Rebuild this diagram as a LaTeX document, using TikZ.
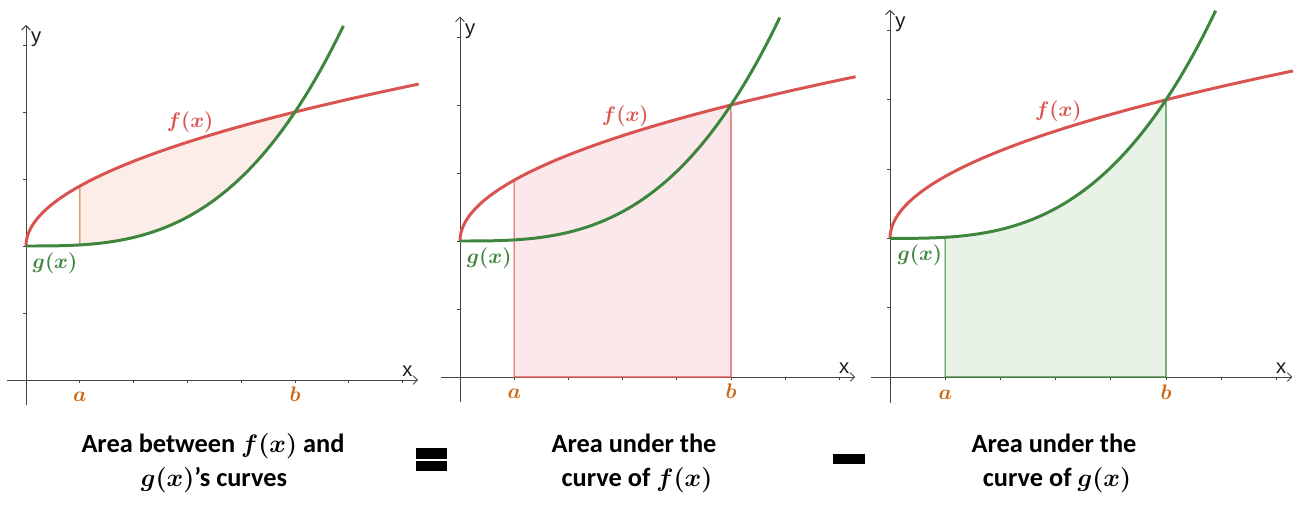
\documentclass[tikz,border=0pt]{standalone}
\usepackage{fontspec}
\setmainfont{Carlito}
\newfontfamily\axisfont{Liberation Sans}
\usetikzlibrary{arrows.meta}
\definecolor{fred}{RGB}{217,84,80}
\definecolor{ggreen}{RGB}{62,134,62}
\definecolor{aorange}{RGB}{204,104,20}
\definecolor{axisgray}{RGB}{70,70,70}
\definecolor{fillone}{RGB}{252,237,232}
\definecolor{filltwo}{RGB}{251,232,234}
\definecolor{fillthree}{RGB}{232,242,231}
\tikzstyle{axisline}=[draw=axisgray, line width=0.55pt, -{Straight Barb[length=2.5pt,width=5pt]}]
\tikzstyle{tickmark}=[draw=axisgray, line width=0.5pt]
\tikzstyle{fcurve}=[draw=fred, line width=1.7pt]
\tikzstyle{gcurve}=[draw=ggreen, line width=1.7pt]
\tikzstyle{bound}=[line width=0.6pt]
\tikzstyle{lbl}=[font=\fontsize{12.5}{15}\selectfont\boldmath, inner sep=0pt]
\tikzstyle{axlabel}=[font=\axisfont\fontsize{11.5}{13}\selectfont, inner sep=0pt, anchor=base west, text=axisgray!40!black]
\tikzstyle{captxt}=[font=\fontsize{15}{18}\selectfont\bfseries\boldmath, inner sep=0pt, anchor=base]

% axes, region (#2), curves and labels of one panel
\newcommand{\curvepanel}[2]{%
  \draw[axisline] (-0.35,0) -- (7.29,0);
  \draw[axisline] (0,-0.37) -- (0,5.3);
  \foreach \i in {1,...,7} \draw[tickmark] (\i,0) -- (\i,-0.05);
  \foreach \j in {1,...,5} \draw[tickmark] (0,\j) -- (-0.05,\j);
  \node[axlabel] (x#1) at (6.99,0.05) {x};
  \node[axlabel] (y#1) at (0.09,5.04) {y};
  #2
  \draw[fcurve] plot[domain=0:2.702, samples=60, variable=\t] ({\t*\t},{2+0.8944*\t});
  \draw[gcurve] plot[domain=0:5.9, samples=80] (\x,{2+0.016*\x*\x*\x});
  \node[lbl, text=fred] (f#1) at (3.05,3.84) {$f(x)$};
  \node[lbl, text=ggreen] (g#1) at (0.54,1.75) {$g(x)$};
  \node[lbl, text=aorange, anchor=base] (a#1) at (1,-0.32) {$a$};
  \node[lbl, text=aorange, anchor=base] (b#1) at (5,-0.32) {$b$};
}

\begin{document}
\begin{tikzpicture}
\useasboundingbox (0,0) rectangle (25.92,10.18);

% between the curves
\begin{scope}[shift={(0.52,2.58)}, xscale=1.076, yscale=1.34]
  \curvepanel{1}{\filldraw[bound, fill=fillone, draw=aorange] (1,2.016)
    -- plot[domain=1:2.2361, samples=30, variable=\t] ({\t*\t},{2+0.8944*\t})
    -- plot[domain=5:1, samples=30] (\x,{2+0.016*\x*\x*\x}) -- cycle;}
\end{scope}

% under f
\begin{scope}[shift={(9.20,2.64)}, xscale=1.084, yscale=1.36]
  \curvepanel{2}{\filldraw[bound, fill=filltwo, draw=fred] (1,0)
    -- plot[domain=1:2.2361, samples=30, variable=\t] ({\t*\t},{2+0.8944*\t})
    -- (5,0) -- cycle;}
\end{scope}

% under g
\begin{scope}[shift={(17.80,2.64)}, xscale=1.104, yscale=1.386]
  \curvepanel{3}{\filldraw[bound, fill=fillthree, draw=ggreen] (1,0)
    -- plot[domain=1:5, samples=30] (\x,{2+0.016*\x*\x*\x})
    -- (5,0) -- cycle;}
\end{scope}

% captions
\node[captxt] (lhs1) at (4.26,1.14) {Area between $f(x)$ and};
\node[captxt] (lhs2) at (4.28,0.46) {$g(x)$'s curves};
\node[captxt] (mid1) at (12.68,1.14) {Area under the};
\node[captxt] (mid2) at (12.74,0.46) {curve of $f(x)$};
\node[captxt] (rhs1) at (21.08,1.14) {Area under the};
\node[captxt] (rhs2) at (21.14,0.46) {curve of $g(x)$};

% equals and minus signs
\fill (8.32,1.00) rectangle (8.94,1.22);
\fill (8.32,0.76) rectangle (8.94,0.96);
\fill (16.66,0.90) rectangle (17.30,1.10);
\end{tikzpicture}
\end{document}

.....

* [Your goal]: Reproduce all of the material exactly, apart from the pictures.

* [Problem solution]:
Rebuild this diagram as a LaTeX document, using TikZ.
\documentclass[tikz,border=0pt]{standalone}
\usepackage{fontspec}
\setmainfont{Carlito}
\newfontfamily\axisfont{Liberation Sans}
\usetikzlibrary{arrows.meta}
\definecolor{fred}{RGB}{217,84,80}
\definecolor{ggreen}{RGB}{62,134,62}
\definecolor{aorange}{RGB}{204,104,20}
\definecolor{axisgray}{RGB}{70,70,70}
\definecolor{fillone}{RGB}{252,237,232}
\definecolor{filltwo}{RGB}{251,232,234}
\definecolor{fillthree}{RGB}{232,242,231}
\tikzstyle{axisline}=[draw=axisgray, line width=0.55pt, -{Straight Barb[length=2.5pt,width=5pt]}]
\tikzstyle{tickmark}=[draw=axisgray, line width=0.5pt]
\tikzstyle{fcurve}=[draw=fred, line width=1.7pt]
\tikzstyle{gcurve}=[draw=ggreen, line width=1.7pt]
\tikzstyle{bound}=[line width=0.6pt]
\tikzstyle{lbl}=[font=\fontsize{12.5}{15}\selectfont\boldmath, inner sep=0pt]
\tikzstyle{axlabel}=[font=\axisfont\fontsize{11.5}{13}\selectfont, inner sep=0pt, anchor=base west, text=axisgray!40!black]
\tikzstyle{captxt}=[font=\fontsize{15}{18}\selectfont\bfseries\boldmath, inner sep=0pt, anchor=base]

% axes, region (#2), curves and labels of one panel
\newcommand{\curvepanel}[2]{%
  \draw[axisline] (-0.35,0) -- (7.29,0);
  \draw[axisline] (0,-0.37) -- (0,5.3);
  \foreach \i in {1,...,7} \draw[tickmark] (\i,0) -- (\i,-0.05);
  \foreach \j in {1,...,5} \draw[tickmark] (0,\j) -- (-0.05,\j);
  \node[axlabel] (x#1) at (6.99,0.05) {x};
  \node[axlabel] (y#1) at (0.09,5.04) {y};
  #2
  \draw[fcurve] plot[domain=0:2.702, samples=60, variable=\t] ({\t*\t},{2+0.8944*\t});
  \draw[gcurve] plot[domain=0:5.9, samples=80] (\x,{2+0.016*\x*\x*\x});
  \node[lbl, text=fred] (f#1) at (3.05,3.84) {$f(x)$};
  \node[lbl, text=ggreen] (g#1) at (0.54,1.75) {$g(x)$};
  \node[lbl, text=aorange, anchor=base] (a#1) at (1,-0.32) {$a$};
  \node[lbl, text=aorange, anchor=base] (b#1) at (5,-0.32) {$b$};
}

\begin{document}
\begin{tikzpicture}
\useasboundingbox (0,0) rectangle (25.92,10.18);

% between the curves
\begin{scope}[shift={(0.52,2.58)}, xscale=1.076, yscale=1.34]
  \curvepanel{1}{\filldraw[bound, fill=fillone, draw=aorange] (1,2.016)
    -- plot[domain=1:2.2361, samples=30, variable=\t] ({\t*\t},{2+0.8944*\t})
    -- plot[domain=5:1, samples=30] (\x,{2+0.016*\x*\x*\x}) -- cycle;}
\end{scope}

% under f
\begin{scope}[shift={(9.20,2.64)}, xscale=1.084, yscale=1.36]
  \curvepanel{2}{\filldraw[bound, fill=filltwo, draw=fred] (1,0)
    -- plot[domain=1:2.2361, samples=30, variable=\t] ({\t*\t},{2+0.8944*\t})
    -- (5,0) -- cycle;}
\end{scope}

% under g
\begin{scope}[shift={(17.80,2.64)}, xscale=1.104, yscale=1.386]
  \curvepanel{3}{\filldraw[bound, fill=fillthree, draw=ggreen] (1,0)
    -- plot[domain=1:5, samples=30] (\x,{2+0.016*\x*\x*\x})
    -- (5,0) -- cycle;}
\end{scope}

% captions
\node[captxt] (lhs1) at (4.26,1.14) {Area between $f(x)$ and};
\node[captxt] (lhs2) at (4.28,0.46) {$g(x)$'s curves};
\node[captxt] (mid1) at (12.68,1.14) {Area under the};
\node[captxt] (mid2) at (12.74,0.46) {curve of $f(x)$};
\node[captxt] (rhs1) at (21.08,1.14) {Area under the};
\node[captxt] (rhs2) at (21.14,0.46) {curve of $g(x)$};

% equals and minus signs
\fill (8.32,1.00) rectangle (8.94,1.22);
\fill (8.32,0.76) rectangle (8.94,0.96);
\fill (16.66,0.90) rectangle (17.30,1.10);
\end{tikzpicture}
\end{document}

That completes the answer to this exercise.